Exercise » In the listing below, pick out lines with "this".

==== Given records ====

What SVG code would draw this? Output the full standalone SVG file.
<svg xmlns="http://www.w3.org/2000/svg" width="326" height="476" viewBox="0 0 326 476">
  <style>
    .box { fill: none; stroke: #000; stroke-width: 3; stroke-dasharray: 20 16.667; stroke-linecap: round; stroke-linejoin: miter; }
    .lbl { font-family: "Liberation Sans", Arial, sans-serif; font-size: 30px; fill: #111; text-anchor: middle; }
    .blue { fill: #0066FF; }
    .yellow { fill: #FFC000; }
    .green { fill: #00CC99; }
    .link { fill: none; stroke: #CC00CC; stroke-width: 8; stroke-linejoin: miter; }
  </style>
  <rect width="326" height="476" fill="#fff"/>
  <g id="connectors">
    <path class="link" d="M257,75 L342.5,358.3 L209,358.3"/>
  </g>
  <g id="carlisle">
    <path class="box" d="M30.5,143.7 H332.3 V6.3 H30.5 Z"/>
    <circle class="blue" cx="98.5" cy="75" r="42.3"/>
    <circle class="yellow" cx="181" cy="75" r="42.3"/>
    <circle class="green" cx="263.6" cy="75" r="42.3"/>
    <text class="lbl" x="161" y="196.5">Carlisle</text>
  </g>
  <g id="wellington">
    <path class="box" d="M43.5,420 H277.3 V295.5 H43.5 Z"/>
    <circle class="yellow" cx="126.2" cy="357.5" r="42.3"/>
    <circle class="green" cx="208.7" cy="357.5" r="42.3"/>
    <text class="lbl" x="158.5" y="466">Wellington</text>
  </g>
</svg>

====
==== Given records ====

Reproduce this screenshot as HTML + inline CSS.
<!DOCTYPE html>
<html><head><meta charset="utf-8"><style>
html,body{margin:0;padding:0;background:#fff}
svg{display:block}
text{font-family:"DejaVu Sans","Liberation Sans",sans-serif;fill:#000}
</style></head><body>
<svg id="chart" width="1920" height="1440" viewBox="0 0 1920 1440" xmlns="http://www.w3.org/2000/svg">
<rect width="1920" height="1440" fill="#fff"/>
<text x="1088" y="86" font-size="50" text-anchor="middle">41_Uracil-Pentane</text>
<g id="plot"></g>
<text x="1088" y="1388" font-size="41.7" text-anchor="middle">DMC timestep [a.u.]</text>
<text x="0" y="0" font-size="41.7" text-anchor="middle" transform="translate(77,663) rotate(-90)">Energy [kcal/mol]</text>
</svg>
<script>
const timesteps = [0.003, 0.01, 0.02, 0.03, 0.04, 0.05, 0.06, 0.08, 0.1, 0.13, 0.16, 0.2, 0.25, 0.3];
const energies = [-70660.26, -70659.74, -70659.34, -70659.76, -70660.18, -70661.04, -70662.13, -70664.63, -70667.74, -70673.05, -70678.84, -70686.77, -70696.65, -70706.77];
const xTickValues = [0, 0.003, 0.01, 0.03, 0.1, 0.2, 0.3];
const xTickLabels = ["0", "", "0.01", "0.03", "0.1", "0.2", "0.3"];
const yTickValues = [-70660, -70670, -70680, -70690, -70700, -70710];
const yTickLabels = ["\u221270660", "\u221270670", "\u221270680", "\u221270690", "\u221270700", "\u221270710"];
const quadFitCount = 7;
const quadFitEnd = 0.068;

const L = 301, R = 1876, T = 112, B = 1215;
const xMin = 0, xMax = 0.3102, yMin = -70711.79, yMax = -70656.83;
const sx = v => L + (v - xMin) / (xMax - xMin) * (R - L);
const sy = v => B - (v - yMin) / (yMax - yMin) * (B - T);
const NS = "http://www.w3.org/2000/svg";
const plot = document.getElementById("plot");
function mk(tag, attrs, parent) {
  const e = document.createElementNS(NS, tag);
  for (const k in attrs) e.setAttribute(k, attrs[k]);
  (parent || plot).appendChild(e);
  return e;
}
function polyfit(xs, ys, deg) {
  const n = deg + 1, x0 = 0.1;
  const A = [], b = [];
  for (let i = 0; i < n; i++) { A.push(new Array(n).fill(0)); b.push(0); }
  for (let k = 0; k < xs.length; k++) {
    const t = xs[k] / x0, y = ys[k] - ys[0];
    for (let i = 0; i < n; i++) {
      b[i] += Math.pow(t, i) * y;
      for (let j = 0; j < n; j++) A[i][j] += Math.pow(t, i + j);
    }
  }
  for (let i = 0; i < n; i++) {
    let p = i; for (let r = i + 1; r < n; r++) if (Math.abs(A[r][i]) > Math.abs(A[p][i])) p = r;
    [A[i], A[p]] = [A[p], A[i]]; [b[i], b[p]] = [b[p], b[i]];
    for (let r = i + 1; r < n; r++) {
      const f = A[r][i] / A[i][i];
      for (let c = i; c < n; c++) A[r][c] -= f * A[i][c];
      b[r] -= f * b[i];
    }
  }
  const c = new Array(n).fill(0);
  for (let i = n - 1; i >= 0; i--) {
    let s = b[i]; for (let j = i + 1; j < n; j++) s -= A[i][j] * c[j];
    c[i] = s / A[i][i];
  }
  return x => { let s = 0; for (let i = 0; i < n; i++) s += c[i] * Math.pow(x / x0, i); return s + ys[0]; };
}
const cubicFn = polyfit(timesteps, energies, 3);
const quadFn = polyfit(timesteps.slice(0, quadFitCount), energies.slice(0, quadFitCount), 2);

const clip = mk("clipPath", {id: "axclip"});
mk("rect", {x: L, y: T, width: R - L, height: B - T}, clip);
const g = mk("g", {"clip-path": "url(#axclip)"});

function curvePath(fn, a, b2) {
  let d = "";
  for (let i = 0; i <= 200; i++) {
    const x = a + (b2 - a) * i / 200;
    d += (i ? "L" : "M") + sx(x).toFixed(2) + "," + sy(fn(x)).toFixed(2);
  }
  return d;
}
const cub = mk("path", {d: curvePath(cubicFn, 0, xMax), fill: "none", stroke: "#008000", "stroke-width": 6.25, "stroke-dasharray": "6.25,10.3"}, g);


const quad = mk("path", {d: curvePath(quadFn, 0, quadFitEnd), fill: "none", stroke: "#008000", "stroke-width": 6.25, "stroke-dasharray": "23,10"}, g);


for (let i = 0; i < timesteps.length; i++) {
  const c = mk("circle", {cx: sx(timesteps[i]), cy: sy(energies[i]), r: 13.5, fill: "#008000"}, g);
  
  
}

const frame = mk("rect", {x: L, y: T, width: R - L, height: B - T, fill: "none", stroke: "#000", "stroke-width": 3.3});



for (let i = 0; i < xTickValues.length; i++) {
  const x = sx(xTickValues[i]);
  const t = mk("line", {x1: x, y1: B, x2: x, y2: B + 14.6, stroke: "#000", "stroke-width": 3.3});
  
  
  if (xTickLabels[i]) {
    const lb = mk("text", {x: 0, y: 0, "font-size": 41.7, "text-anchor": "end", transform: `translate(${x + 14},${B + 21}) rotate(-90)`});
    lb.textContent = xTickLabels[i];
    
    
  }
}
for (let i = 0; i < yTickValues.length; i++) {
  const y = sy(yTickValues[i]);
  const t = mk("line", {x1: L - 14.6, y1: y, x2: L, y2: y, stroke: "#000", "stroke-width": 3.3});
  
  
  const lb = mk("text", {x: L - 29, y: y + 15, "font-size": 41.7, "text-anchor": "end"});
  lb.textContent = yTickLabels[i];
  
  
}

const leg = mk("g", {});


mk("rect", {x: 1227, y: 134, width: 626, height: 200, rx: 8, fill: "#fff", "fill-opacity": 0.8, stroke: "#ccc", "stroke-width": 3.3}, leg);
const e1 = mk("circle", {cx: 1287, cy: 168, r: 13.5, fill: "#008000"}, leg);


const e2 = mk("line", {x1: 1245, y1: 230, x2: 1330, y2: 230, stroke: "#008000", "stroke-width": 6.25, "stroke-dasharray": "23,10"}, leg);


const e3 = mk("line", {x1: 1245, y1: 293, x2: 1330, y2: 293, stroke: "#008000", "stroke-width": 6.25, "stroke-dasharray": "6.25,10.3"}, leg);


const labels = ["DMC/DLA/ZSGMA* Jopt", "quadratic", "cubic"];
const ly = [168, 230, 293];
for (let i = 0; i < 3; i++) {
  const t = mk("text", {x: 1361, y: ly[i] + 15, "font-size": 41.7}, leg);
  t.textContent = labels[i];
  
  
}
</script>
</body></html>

====

Output of the exercise »
What SVG code would draw this? Output the full standalone SVG file.
Reproduce this screenshot as HTML + inline CSS.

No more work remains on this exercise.